MORPETH flood victims are being urged to use the power of the pen to call for a re-think on plans to delay the town’s flood defences.
Campaigners want those hit by the deluge in September 2008 to write letters to the Environment Agency board, asking members to consider allowing the Morpeth flood alleviationscheme to continue.
This will include personal accounts of the disaster and help will be on hand on Saturday and the following Saturday to put them together at Sanderson Arcade.
The initiative emerged from a meeting of key local stakeholders last Thursday, which was organised by the Morpeth Flood Action Group.
Secretary Trevor Walmsley, said: “It was a very productive meeting and we decided to mobilise public support with a letter campaign.
“We would like flood victims to include personal accounts of their experiences on the day, as well as say what it would mean to them if the flood scheme is delayed.
“There is a short window of opportunity to push the case for the scheme and we are also asking Morpeth’s organisations to send their own letters of support.

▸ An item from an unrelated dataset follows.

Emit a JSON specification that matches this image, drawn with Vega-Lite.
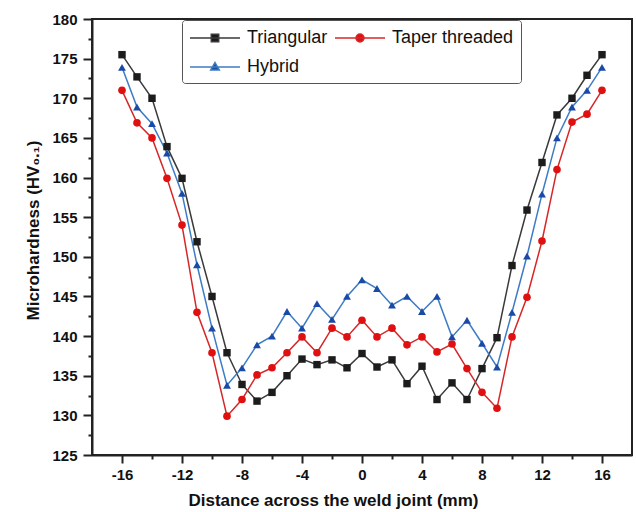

“We’re not looking to raise expectations that it will go ahead this year, but we have got to try for the sake of our community.”
At a meeting of the Northumbria Regional Flood Defence Committee last month, the Environment Agency announced that the £17million project is likely to be delayed following a reduction in its flood management funding for 2011/12.
As it stands, the Morpeth scheme will not receive the £4million it requires for the next financial year which had been anticipated.
Among the organisations supporting the campaign is the Morpeth and District Chamber of Trade.
Vice Chairman George Williams said: “In supporting the initiative, we will not only be supporting our own members but also all traders, all of their customers and everyone living in the town and the surrounding areas.”
Northumberland County Council has sent letters to Environment Agency Chairman Lord Smith and Secretary of State for Environment, Food and Rural Affairs Caroline Spelman, stressing its disappointment and dismay about the likely delay.
Council Leader Jeff Reid, said: “It is only in recent months that the last of the displaced families and local businesses were able to move back into their homes and premises, and the effects and legacy of those events cannot be overstated.
“The flood protection scheme would afford protection to almost 900 homes where residents are clearly anxious that their properties might flood again.”
The proposed project would involve a combination of an upstream flood water storage area and new defence walls in the town centre.
Environment Agency Area Flood and Coastal Risk Manager Ian Hodge attended the stakeholders’ meeting.
“We were delighted to be invited along and it was interesting to listen to the community discussions about the potential options for going forward,” he said.
“It is important that any community action carried out is done in collaboration between key organisations and groups.”
As well as help with writing letters, free stamps and envelopes will be provided in Sanderson Arcade on the next two Saturdays between 10am and 3pm.